As acknowledged in the United Nations’ newly adopted 2030 Agenda for Sustainable Development, social and economic development depends on the sustainable management of our natural resources. By way of industries such as tourism, wildlife contributes to our economies in no small part. And by way of the role they play as “landscape architects,” tree seed dispersers and apex predators, elephants, lions and other wildlife maintain the health and resiliency of our ecosystems.

Africa has extraordinary natural capital of which few other continents can boast, yet this capital is vulnerable. The continent is undergoing a rapid, large-scale and, in some cases, irrevocable transformation. From infrastructure development to expanded trade, much of the change we are seeing promises to bring greater prosperity to the continent. However, when poorly designed and managed, rapid development can come at the expense of both people and wildlife, bypassing our most vulnerable communities, degrading our wild lands and pushing many species to the brink of extinction.

Perhaps a more realistic tactic is for us to take a careful look at how growth is being mapped and planned, and, where necessary, rethink and redesign infrastructure plans so that negative impacts on the environment are mitigated and benefits to local communities enhanced.

It is imperative that governments begin to develop economic and trade development blueprints that explicitly incorporate conservation and the environment into national planning processes. At the continental level, the African Union 2063 development plan which has a strong conservation vision for protecting Africa’s wildlife and natural resources alongside its development vision needs now to secure complete-buy in and implementation support from the continent’s private sector and corporate leaders.

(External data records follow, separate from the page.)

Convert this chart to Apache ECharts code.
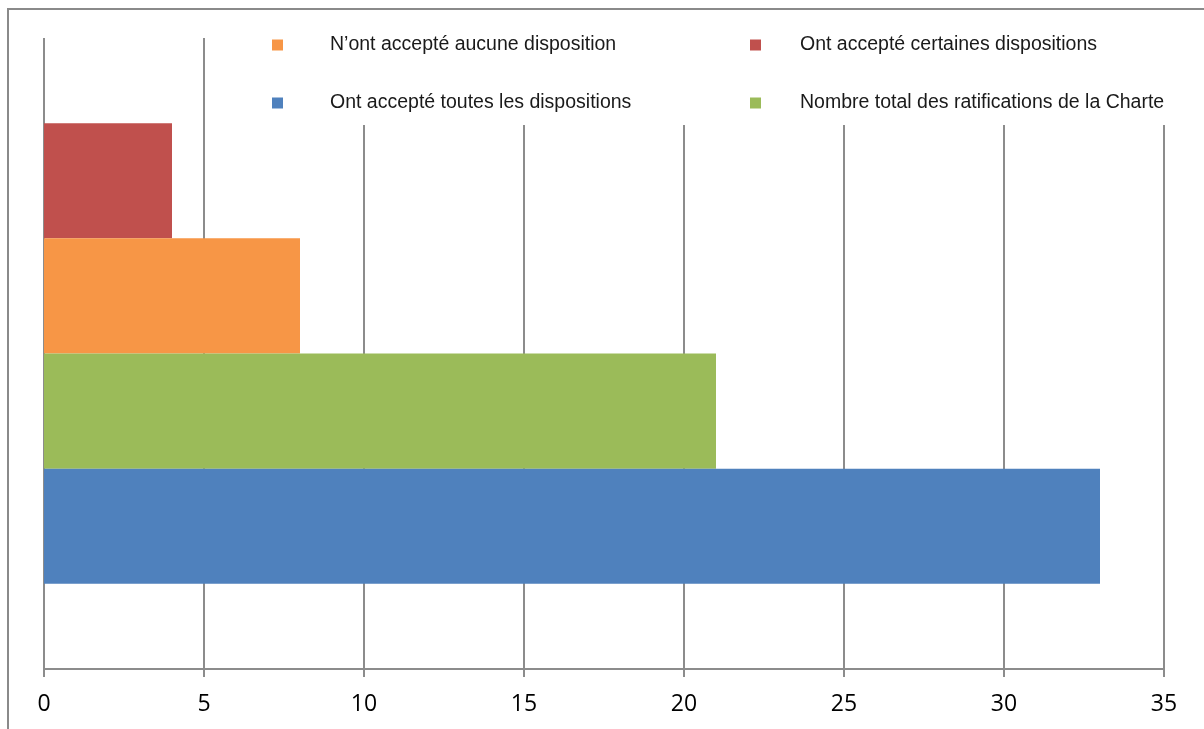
<!DOCTYPE html>
<html>
<head>
<meta charset="utf-8">
<script src="https://cdn.jsdelivr.net/npm/echarts@6/dist/echarts.min.js"></script>
<style>
html,body{margin:0;padding:0;background:#fff;}
#c{width:1204px;height:729px;}
</style>
</head>
<body>
<div id="c"></div>
<script>
var categories = [''];
var seriesNames = ['Ont accepté certaines dispositions', "N’ont accepté aucune disposition", 'Nombre total des ratifications de la Charte', 'Ont accepté toutes les dispositions'];
var seriesValues = [[4], [8], [21], [33]];
var seriesColors = ['#C0504D', '#F79646', '#9BBB59', '#4F81BD'];
var xTicks = [0, 5, 10, 15, 20, 25, 30, 35];

var chart = echarts.init(document.getElementById('c'));
var legendPos = [
  {name: seriesNames[1], left: 272, top: 35, gap: 42, pb: 10},
  {name: seriesNames[0], left: 750, top: 35, gap: 34, pb: 10},
  {name: seriesNames[3], left: 272, top: 93, gap: 42, pb: 12},
  {name: seriesNames[2], left: 750, top: 93, gap: 34, pb: 12}
];
var legends = legendPos.map(function (p) {
  return {
    data: [p.name], left: p.left, top: p.top, orient: 'horizontal', padding: 0,
    icon: 'rect', itemWidth: 11, itemHeight: 11, selectedMode: false,
    textStyle: {fontFamily: 'Liberation Sans, Arial', fontSize: 19.5, color: '#1a1a1a', padding: [0, 0, p.pb, p.gap]}
  };
});
var series = seriesNames.map(function (n, i) {
  return {
    name: n, type: 'bar', data: seriesValues[i],
    itemStyle: {color: seriesColors[i]},
    barGap: '0%', barCategoryGap: '27%',
    emphasis: {disabled: true}
  };
});
chart.setOption({
  animation: false,
  graphic: [
    {type: 'rect', shape: {x: 8, y: 9, width: 1300, height: 1000}, style: {fill: 'none', stroke: '#8a8a8a', lineWidth: 2}, z: 0},
    {type: 'rect', shape: {x: 250, y: 28, width: 940, height: 97}, style: {fill: '#fff'}, z: 3}
  ],
  legend: legends,
  grid: {left: 44, right: 40, top: 38, bottom: 60, containLabel: false},
  xAxis: {
    type: 'value', min: xTicks[0], max: xTicks[xTicks.length - 1], interval: 5,
    axisLine: {show: true, lineStyle: {color: '#8c8c8c', width: 2}},
    axisTick: {show: true, length: 8, lineStyle: {color: '#8c8c8c', width: 2}},
    axisLabel: {margin: 24, fontFamily: 'Open Sans, Lato, sans-serif', fontSize: 23, color: '#000'},
    splitLine: {show: true, lineStyle: {color: '#8c8c8c', width: 2}}
  },
  yAxis: {
    type: 'category', data: categories,
    axisLine: {show: false}, axisTick: {show: false}, axisLabel: {show: false}
  },
  series: series
});
</script>
</body>
</html>
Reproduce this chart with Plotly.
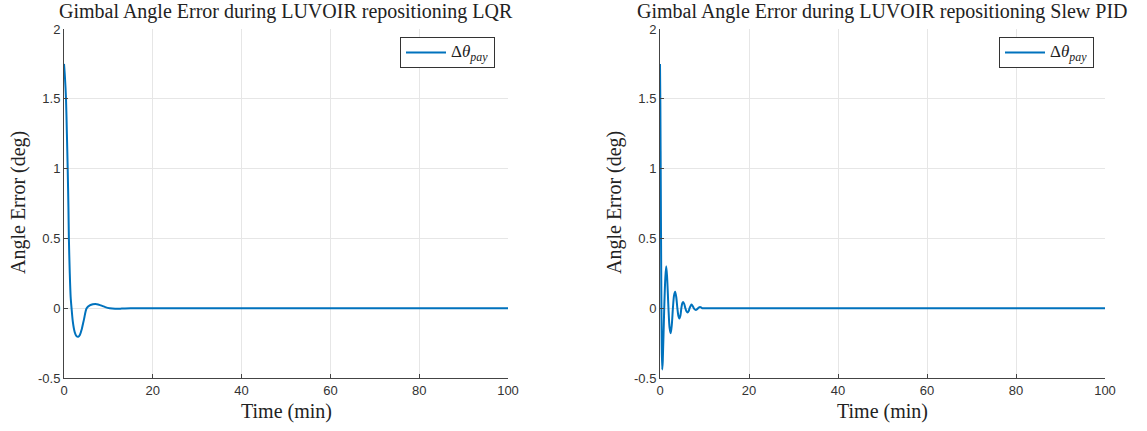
import plotly.graph_objects as go

W, H = 1147, 431

# ---- data ----
t_lqr = [0, 0.2, 0.45, 0.65, 0.83, 1.0, 1.1, 1.3, 1.5, 1.7, 2.0, 2.4, 2.8, 3.2, 3.6, 4.0, 4.5,
         5.1, 5.8, 6.5, 7.4, 8.3, 9.3, 10.3, 11.5, 13, 15, 20, 40, 60, 80, 100]
err_lqr = [1.75, 1.66, 1.50, 1.25, 1.00, 0.72, 0.50, 0.25, 0.08, 0.0, -0.10, -0.17, -0.20, -0.205,
           -0.19, -0.15, -0.08, 0.0, 0.02, 0.028, 0.029, 0.02, 0.008, 0.0, -0.004, -0.003, 0.0,
           0.0, 0.0, 0.0, 0.0, 0.0]

t_pid = [0, 0.08, 0.18, 0.28, 0.38, 0.5, 0.62, 0.95, 1.2, 1.4, 1.6, 1.9, 2.15, 2.4, 2.65, 2.9,
         3.15, 3.4, 3.65, 3.9, 4.1, 4.35, 4.6, 4.8, 5.0, 5.2, 5.45, 5.7, 5.95, 6.2, 6.45, 6.65,
         6.9, 7.1, 7.35, 7.6, 7.85, 8.1, 8.3, 8.55, 8.8, 9.0, 9.25, 9.5, 10.5, 12, 20, 40, 60, 80, 100]
err_pid = [1.75, 1.45, 0.85, 0.2, -0.25, -0.44, -0.38, 0.0, 0.22, 0.30, 0.22, 0.0, -0.14, -0.18,
           -0.12, 0.0, 0.09, 0.117, 0.08, 0.0, -0.05, -0.074, -0.05, 0.0, 0.035, 0.045, 0.03, 0.0,
           -0.022, -0.031, -0.02, 0.0, 0.018, 0.026, 0.016, 0.0, -0.009, -0.012, -0.008, 0.0,
           0.006, 0.008, 0.005, 0.0, 0.0, 0.0, 0.0, 0.0, 0.0, 0.0, 0.0]

titles = ["Gimbal Angle Error during LUVOIR repositioning LQR",
          "Gimbal Angle Error during LUVOIR repositioning Slew PID"]
x_ticks = [0, 20, 40, 60, 80, 100]
y_ticks = [-0.5, 0, 0.5, 1, 1.5, 2]
y_ticktext = ["-0.5", "0", "0.5", "1", "1.5", "2"]
legend_name = "<span style='font-size:17px'>Δ<i>θ</i><sub><i>pay</i></sub></span>"

LINE = "#0072BD"
SERIF = "Liberation Serif"
SANS = "Liberation Sans"

fig = go.Figure()
fig.add_trace(go.Scatter(x=t_lqr, y=err_lqr, mode="lines", name=legend_name,
                         line=dict(color=LINE, width=2, shape="spline", smoothing=0.8),
                         xaxis="x", yaxis="y", legend="legend"))
fig.add_trace(go.Scatter(x=t_pid, y=err_pid, mode="lines", name=legend_name,
                         line=dict(color=LINE, width=2, shape="spline", smoothing=0.8),
                         xaxis="x2", yaxis="y2", legend="legend2"))

ydom = [1 - 378 / H, 1 - 29 / H]
axis_common = dict(showline=True, linecolor="#444", linewidth=1, ticks="inside", ticklen=4,
                   tickcolor="#444", showgrid=True, gridcolor="#e6e6e6", gridwidth=1,
                   zeroline=False, tickfont=dict(family=SANS, size=13, color="#333"),
                   mirror=False, automargin=False)

leg_common = dict(y=1 - 37 / H, yanchor="top", bordercolor="#333", borderwidth=1,
                  bgcolor="white", font=dict(family=SERIF, size=12, color="#222"),
                  tracegroupgap=0, itemwidth=40)

fig.update_layout(
    width=W, height=H, margin=dict(l=0, r=0, t=0, b=0),
    paper_bgcolor="white", plot_bgcolor="white",
    xaxis=dict(domain=[64 / W, 508 / W], range=[0, 100], tickvals=x_ticks, anchor="y", **axis_common),
    yaxis=dict(domain=ydom, range=[-0.5, 2], tickvals=y_ticks, ticktext=y_ticktext, anchor="x", **axis_common),
    xaxis2=dict(domain=[660 / W, 1105 / W], range=[0, 100], tickvals=x_ticks, anchor="y2", **axis_common),
    yaxis2=dict(domain=ydom, range=[-0.5, 2], tickvals=y_ticks, ticktext=y_ticktext, anchor="x2", **axis_common),
    legend=dict(x=495 / W, xanchor="right", **leg_common),
    legend2=dict(x=1094 / W, xanchor="right", **leg_common),
    showlegend=True,
)

anns = []
for cx, title in [((64 + 508) / 2, titles[0]), ((660 + 1105) / 2, titles[1])]:
    anns.append(dict(text=title, x=cx / W, y=1 - 12 / H, xref="paper", yref="paper",
                     xanchor="center", yanchor="middle", showarrow=False,
                     font=dict(family=SERIF, size=20, color="#222")))
    anns.append(dict(text="Time (min)", x=cx / W, y=1 - 411 / H, xref="paper", yref="paper",
                     xanchor="center", yanchor="middle", showarrow=False,
                     font=dict(family=SERIF, size=20, color="#222")))
for lx in [19, 615]:
    anns.append(dict(text="Angle Error (deg)", x=lx / W, y=1 - 203 / H, xref="paper", yref="paper",
                     xanchor="center", yanchor="middle", showarrow=False, textangle=-90,
                     font=dict(family=SERIF, size=20, color="#222")))
fig.update_layout(annotations=anns)

fig.write_html("out.html")
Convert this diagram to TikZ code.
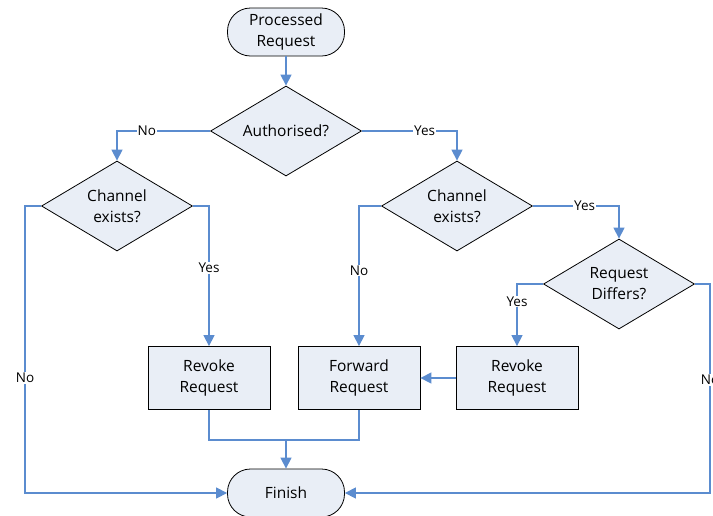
\documentclass[tikz,border=0pt]{standalone}
\usepackage{fontspec}
\setmainfont{Open Sans}
\usetikzlibrary{shapes.geometric,arrows.meta}
\definecolor{lineblue}{HTML}{5B8CCF}
\definecolor{boxfill}{HTML}{E9EEF6}
\tikzset{
  base/.style={draw=black,line width=0.8pt,fill=boxfill,align=center,font=\fontsize{15.5}{21}\selectfont,inner sep=0pt},
  term/.style={base,rectangle,rounded corners=23pt,minimum width=117pt,minimum height=48pt},
  dec/.style={base,diamond,inner sep=-14pt,minimum width=151pt,minimum height=90pt},
  proc/.style={base,rectangle,minimum width=122pt,minimum height=63pt},
  conn/.style={draw=lineblue,line width=1.3pt},
  arr/.style={conn,-{Triangle[length=11pt,width=11pt]}},
  lbl/.style={fill=white,inner sep=1pt,font=\fontsize{13.5}{15}\selectfont}
}
\begin{document}
\begin{tikzpicture}[x=1pt,y=-1pt]
\useasboundingbox (0,0) rectangle (713,515);
\node[term] (start) at (286,32) {Processed\\Request};
\node[dec] (auth) at (286,131) {Authorised?};
\node[dec] (ch1) at (117,206) {Channel\\exists?};
\node[dec] (ch2) at (457,206) {Channel\\exists?};
\node[dec] (diff) at (619,284) {Request\\Differs?};
\node[proc] (rev1) at (209,378) {Revoke\\Request};
\node[proc] (fwd) at (359,378) {Forward\\Request};
\node[proc] (rev2) at (517,378) {Revoke\\Request};
\node[term] (fin) at (286,493) {Finish};
\coordinate (j) at (286,440);
\coordinate (lc) at (25,206);
\coordinate (rc) at (710,284);

\draw[arr] (start) -- (auth);
\draw[arr] (auth.west) -| node[lbl,pos=0.34]{No} (ch1.north);
\draw[arr] (auth.east) -| node[lbl,pos=0.33]{Yes} (ch2.north);
\draw[arr] (ch1.west) -- (lc) |- node[lbl,pos=0.3]{No} (fin.west);
\draw[arr] (ch1.east) -| node[lbl,pos=0.72]{Yes} (rev1.north);
\draw[arr] (ch2.west) -| node[lbl,pos=0.73]{No} (fwd.north);
\draw[arr] (ch2.east) -| node[lbl,pos=0.3]{Yes} (diff.north);
\draw[arr] (diff.west) -| node[lbl,pos=0.64]{Yes} (rev2.north);
\draw[arr] (diff.east) -- (rc) |- node[lbl,pos=0.23]{No} (fin.east);
\draw[arr] (rev2.west) -- (fwd.east);
\draw[conn] (rev1.south) |- (j);
\draw[conn] (fwd.south) |- (j);
\draw[arr] (j) -- (fin.north);
\end{tikzpicture}
\end{document}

As someone who wholeheartedly champions the economic growth of East Africa, I do not believe that realizing our common goals of enhanced trade, healthy economies and greater prosperity and living standards for all of Africa’s people must come at the expense of our unique natural heritage. More governments and members of the private sector are embracing this thinking. This was very evident in December of last year at the Trade and Development Symposium, which is took place alongside the 10th World Trade Organization Ministerial Conference here in Nairobi. During the symposium there were sessions on addressing the illegal trade in natural resources and Africa’s natural capital alongside sessions on global value chains and profit maximization in Africa. These are topics that TradeMark East Africa was adamant should be on the agenda as we recognise that development and conservation are not separate, but equal parts, which are intertwined and co-dependent.

Conservation is not just about saving animals. It is about the interface between wildlife and humans. The approach of balanced investment, whereby every dollar spent on conservation inside a park or reserve, a dollar is spent outside protected areas on improving human lives, is key to ensuring the people who live near wildlife take the view that it is an important economic asset. As with any asset, there should be systems and safeguards in place to ensure its long-term protection.